TASK DESCRIPTION:
Without the pictures, set down the records below word for word.
** Begin RECORDS FOR THE EXERCISE **
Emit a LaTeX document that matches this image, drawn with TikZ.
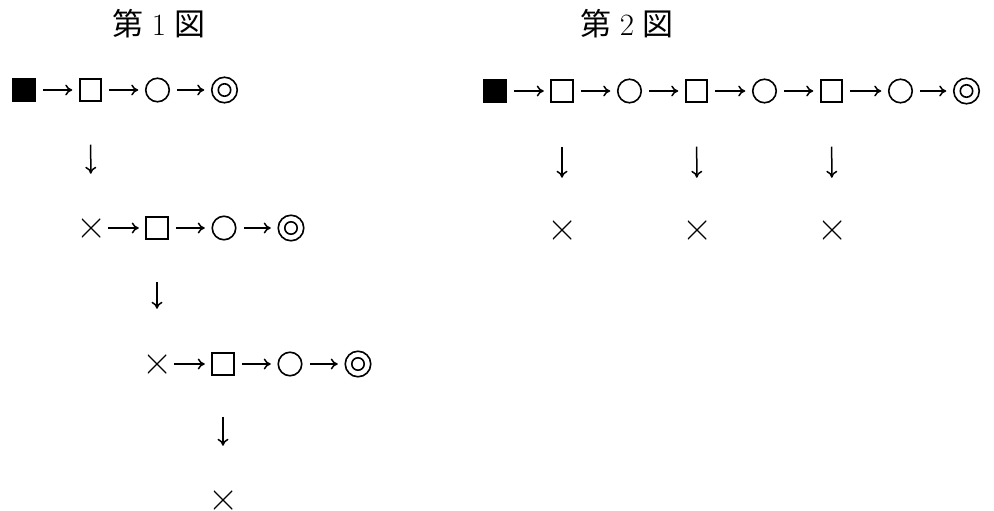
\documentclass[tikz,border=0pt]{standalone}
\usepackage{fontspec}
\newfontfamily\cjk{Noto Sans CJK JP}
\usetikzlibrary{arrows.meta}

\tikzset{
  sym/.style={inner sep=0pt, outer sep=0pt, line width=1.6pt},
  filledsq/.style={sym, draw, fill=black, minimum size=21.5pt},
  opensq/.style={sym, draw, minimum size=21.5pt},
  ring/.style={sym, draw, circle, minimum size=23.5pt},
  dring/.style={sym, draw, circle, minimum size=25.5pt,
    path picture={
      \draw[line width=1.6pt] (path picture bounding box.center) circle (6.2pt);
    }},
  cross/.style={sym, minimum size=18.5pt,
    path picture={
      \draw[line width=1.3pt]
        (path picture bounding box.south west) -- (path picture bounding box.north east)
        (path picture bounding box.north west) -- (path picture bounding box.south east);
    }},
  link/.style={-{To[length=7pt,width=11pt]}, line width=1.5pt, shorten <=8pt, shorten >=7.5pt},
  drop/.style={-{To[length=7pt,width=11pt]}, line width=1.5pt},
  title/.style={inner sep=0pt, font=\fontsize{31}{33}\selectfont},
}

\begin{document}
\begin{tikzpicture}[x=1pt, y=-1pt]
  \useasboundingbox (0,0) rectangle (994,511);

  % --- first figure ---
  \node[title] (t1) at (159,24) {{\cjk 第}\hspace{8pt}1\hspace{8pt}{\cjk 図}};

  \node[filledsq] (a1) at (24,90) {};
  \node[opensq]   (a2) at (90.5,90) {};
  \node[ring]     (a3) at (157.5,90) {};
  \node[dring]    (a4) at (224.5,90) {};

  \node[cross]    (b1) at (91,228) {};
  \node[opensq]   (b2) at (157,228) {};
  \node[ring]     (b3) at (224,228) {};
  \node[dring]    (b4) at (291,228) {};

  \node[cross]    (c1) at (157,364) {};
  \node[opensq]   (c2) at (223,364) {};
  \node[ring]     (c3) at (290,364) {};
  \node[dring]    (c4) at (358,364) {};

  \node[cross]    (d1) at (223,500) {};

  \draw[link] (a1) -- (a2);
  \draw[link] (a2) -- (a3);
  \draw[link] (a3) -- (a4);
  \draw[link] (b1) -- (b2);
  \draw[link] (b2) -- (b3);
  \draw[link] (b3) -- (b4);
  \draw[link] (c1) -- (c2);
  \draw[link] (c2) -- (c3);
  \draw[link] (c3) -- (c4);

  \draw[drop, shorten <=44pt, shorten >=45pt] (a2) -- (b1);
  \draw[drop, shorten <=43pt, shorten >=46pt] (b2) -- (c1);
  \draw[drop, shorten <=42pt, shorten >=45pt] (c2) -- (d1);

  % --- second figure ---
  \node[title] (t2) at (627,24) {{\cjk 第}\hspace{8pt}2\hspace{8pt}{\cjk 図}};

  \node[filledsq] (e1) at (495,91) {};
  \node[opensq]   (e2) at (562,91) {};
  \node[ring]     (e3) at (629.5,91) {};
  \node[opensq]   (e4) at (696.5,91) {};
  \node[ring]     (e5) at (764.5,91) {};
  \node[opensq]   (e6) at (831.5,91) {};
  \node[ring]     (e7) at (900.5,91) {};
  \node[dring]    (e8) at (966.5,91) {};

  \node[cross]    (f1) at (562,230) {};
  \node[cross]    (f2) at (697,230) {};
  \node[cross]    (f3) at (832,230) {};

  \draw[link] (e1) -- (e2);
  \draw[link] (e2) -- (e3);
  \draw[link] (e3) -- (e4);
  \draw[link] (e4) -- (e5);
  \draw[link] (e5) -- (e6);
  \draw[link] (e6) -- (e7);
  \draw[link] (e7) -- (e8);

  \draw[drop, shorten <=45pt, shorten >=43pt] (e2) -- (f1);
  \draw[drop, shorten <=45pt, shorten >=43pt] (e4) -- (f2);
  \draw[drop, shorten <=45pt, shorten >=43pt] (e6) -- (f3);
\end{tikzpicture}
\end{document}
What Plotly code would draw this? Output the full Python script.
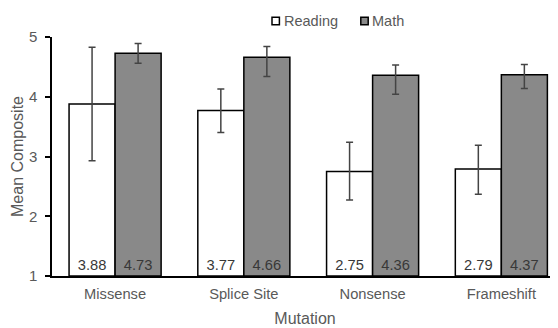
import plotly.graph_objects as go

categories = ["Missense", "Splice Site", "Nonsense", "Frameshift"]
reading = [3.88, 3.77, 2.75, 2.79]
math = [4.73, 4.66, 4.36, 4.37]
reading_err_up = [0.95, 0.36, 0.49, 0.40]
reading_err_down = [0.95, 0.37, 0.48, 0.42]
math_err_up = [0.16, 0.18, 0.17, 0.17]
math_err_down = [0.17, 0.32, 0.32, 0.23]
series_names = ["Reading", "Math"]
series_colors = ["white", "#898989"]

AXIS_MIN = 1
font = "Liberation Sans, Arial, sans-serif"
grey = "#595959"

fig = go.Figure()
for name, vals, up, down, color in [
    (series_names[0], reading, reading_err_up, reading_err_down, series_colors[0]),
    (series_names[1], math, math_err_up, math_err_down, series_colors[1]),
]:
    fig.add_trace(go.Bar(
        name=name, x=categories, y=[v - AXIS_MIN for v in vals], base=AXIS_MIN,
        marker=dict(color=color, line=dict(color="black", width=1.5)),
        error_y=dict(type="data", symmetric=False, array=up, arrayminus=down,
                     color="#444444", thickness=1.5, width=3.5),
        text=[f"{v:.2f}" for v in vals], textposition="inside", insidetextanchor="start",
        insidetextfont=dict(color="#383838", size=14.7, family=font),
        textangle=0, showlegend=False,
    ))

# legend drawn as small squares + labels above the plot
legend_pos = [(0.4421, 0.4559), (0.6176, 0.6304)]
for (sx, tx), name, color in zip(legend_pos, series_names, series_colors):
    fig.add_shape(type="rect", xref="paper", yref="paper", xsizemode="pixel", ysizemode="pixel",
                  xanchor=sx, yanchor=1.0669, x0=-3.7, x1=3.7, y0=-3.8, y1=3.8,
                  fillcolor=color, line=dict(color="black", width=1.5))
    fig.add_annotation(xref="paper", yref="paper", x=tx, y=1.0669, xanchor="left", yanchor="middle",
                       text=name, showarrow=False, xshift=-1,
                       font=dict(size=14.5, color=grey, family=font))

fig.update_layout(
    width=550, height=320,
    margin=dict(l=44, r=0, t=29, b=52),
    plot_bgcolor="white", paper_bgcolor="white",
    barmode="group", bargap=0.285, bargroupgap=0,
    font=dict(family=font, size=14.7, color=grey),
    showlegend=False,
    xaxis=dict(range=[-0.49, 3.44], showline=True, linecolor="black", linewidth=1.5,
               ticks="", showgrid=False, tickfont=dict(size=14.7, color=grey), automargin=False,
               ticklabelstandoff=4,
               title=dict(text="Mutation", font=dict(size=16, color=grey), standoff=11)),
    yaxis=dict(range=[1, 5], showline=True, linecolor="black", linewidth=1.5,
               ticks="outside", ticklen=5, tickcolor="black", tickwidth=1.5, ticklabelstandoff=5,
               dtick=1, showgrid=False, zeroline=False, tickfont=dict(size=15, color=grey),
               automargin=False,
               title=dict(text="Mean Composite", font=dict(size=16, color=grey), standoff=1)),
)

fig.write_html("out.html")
** End RECORDS FOR THE EXERCISE **
SOLUTION TO THE PROBLEM:
Emit a LaTeX document that matches this image, drawn with TikZ.
\documentclass[tikz,border=0pt]{standalone}
\usepackage{fontspec}
\newfontfamily\cjk{Noto Sans CJK JP}
\usetikzlibrary{arrows.meta}

\tikzset{
  sym/.style={inner sep=0pt, outer sep=0pt, line width=1.6pt},
  filledsq/.style={sym, draw, fill=black, minimum size=21.5pt},
  opensq/.style={sym, draw, minimum size=21.5pt},
  ring/.style={sym, draw, circle, minimum size=23.5pt},
  dring/.style={sym, draw, circle, minimum size=25.5pt,
    path picture={
      \draw[line width=1.6pt] (path picture bounding box.center) circle (6.2pt);
    }},
  cross/.style={sym, minimum size=18.5pt,
    path picture={
      \draw[line width=1.3pt]
        (path picture bounding box.south west) -- (path picture bounding box.north east)
        (path picture bounding box.north west) -- (path picture bounding box.south east);
    }},
  link/.style={-{To[length=7pt,width=11pt]}, line width=1.5pt, shorten <=8pt, shorten >=7.5pt},
  drop/.style={-{To[length=7pt,width=11pt]}, line width=1.5pt},
  title/.style={inner sep=0pt, font=\fontsize{31}{33}\selectfont},
}

\begin{document}
\begin{tikzpicture}[x=1pt, y=-1pt]
  \useasboundingbox (0,0) rectangle (994,511);

  % --- first figure ---
  \node[title] (t1) at (159,24) {{\cjk 第}\hspace{8pt}1\hspace{8pt}{\cjk 図}};

  \node[filledsq] (a1) at (24,90) {};
  \node[opensq]   (a2) at (90.5,90) {};
  \node[ring]     (a3) at (157.5,90) {};
  \node[dring]    (a4) at (224.5,90) {};

  \node[cross]    (b1) at (91,228) {};
  \node[opensq]   (b2) at (157,228) {};
  \node[ring]     (b3) at (224,228) {};
  \node[dring]    (b4) at (291,228) {};

  \node[cross]    (c1) at (157,364) {};
  \node[opensq]   (c2) at (223,364) {};
  \node[ring]     (c3) at (290,364) {};
  \node[dring]    (c4) at (358,364) {};

  \node[cross]    (d1) at (223,500) {};

  \draw[link] (a1) -- (a2);
  \draw[link] (a2) -- (a3);
  \draw[link] (a3) -- (a4);
  \draw[link] (b1) -- (b2);
  \draw[link] (b2) -- (b3);
  \draw[link] (b3) -- (b4);
  \draw[link] (c1) -- (c2);
  \draw[link] (c2) -- (c3);
  \draw[link] (c3) -- (c4);

  \draw[drop, shorten <=44pt, shorten >=45pt] (a2) -- (b1);
  \draw[drop, shorten <=43pt, shorten >=46pt] (b2) -- (c1);
  \draw[drop, shorten <=42pt, shorten >=45pt] (c2) -- (d1);

  % --- second figure ---
  \node[title] (t2) at (627,24) {{\cjk 第}\hspace{8pt}2\hspace{8pt}{\cjk 図}};

  \node[filledsq] (e1) at (495,91) {};
  \node[opensq]   (e2) at (562,91) {};
  \node[ring]     (e3) at (629.5,91) {};
  \node[opensq]   (e4) at (696.5,91) {};
  \node[ring]     (e5) at (764.5,91) {};
  \node[opensq]   (e6) at (831.5,91) {};
  \node[ring]     (e7) at (900.5,91) {};
  \node[dring]    (e8) at (966.5,91) {};

  \node[cross]    (f1) at (562,230) {};
  \node[cross]    (f2) at (697,230) {};
  \node[cross]    (f3) at (832,230) {};

  \draw[link] (e1) -- (e2);
  \draw[link] (e2) -- (e3);
  \draw[link] (e3) -- (e4);
  \draw[link] (e4) -- (e5);
  \draw[link] (e5) -- (e6);
  \draw[link] (e6) -- (e7);
  \draw[link] (e7) -- (e8);

  \draw[drop, shorten <=45pt, shorten >=43pt] (e2) -- (f1);
  \draw[drop, shorten <=45pt, shorten >=43pt] (e4) -- (f2);
  \draw[drop, shorten <=45pt, shorten >=43pt] (e6) -- (f3);
\end{tikzpicture}
\end{document}
What Plotly code would draw this? Output the full Python script.
import plotly.graph_objects as go

categories = ["Missense", "Splice Site", "Nonsense", "Frameshift"]
reading = [3.88, 3.77, 2.75, 2.79]
math = [4.73, 4.66, 4.36, 4.37]
reading_err_up = [0.95, 0.36, 0.49, 0.40]
reading_err_down = [0.95, 0.37, 0.48, 0.42]
math_err_up = [0.16, 0.18, 0.17, 0.17]
math_err_down = [0.17, 0.32, 0.32, 0.23]
series_names = ["Reading", "Math"]
series_colors = ["white", "#898989"]

AXIS_MIN = 1
font = "Liberation Sans, Arial, sans-serif"
grey = "#595959"

fig = go.Figure()
for name, vals, up, down, color in [
    (series_names[0], reading, reading_err_up, reading_err_down, series_colors[0]),
    (series_names[1], math, math_err_up, math_err_down, series_colors[1]),
]:
    fig.add_trace(go.Bar(
        name=name, x=categories, y=[v - AXIS_MIN for v in vals], base=AXIS_MIN,
        marker=dict(color=color, line=dict(color="black", width=1.5)),
        error_y=dict(type="data", symmetric=False, array=up, arrayminus=down,
                     color="#444444", thickness=1.5, width=3.5),
        text=[f"{v:.2f}" for v in vals], textposition="inside", insidetextanchor="start",
        insidetextfont=dict(color="#383838", size=14.7, family=font),
        textangle=0, showlegend=False,
    ))

# legend drawn as small squares + labels above the plot
legend_pos = [(0.4421, 0.4559), (0.6176, 0.6304)]
for (sx, tx), name, color in zip(legend_pos, series_names, series_colors):
    fig.add_shape(type="rect", xref="paper", yref="paper", xsizemode="pixel", ysizemode="pixel",
                  xanchor=sx, yanchor=1.0669, x0=-3.7, x1=3.7, y0=-3.8, y1=3.8,
                  fillcolor=color, line=dict(color="black", width=1.5))
    fig.add_annotation(xref="paper", yref="paper", x=tx, y=1.0669, xanchor="left", yanchor="middle",
                       text=name, showarrow=False, xshift=-1,
                       font=dict(size=14.5, color=grey, family=font))

fig.update_layout(
    width=550, height=320,
    margin=dict(l=44, r=0, t=29, b=52),
    plot_bgcolor="white", paper_bgcolor="white",
    barmode="group", bargap=0.285, bargroupgap=0,
    font=dict(family=font, size=14.7, color=grey),
    showlegend=False,
    xaxis=dict(range=[-0.49, 3.44], showline=True, linecolor="black", linewidth=1.5,
               ticks="", showgrid=False, tickfont=dict(size=14.7, color=grey), automargin=False,
               ticklabelstandoff=4,
               title=dict(text="Mutation", font=dict(size=16, color=grey), standoff=11)),
    yaxis=dict(range=[1, 5], showline=True, linecolor="black", linewidth=1.5,
               ticks="outside", ticklen=5, tickcolor="black", tickwidth=1.5, ticklabelstandoff=5,
               dtick=1, showgrid=False, zeroline=False, tickfont=dict(size=15, color=grey),
               automargin=False,
               title=dict(text="Mean Composite", font=dict(size=16, color=grey), standoff=1)),
)

fig.write_html("out.html")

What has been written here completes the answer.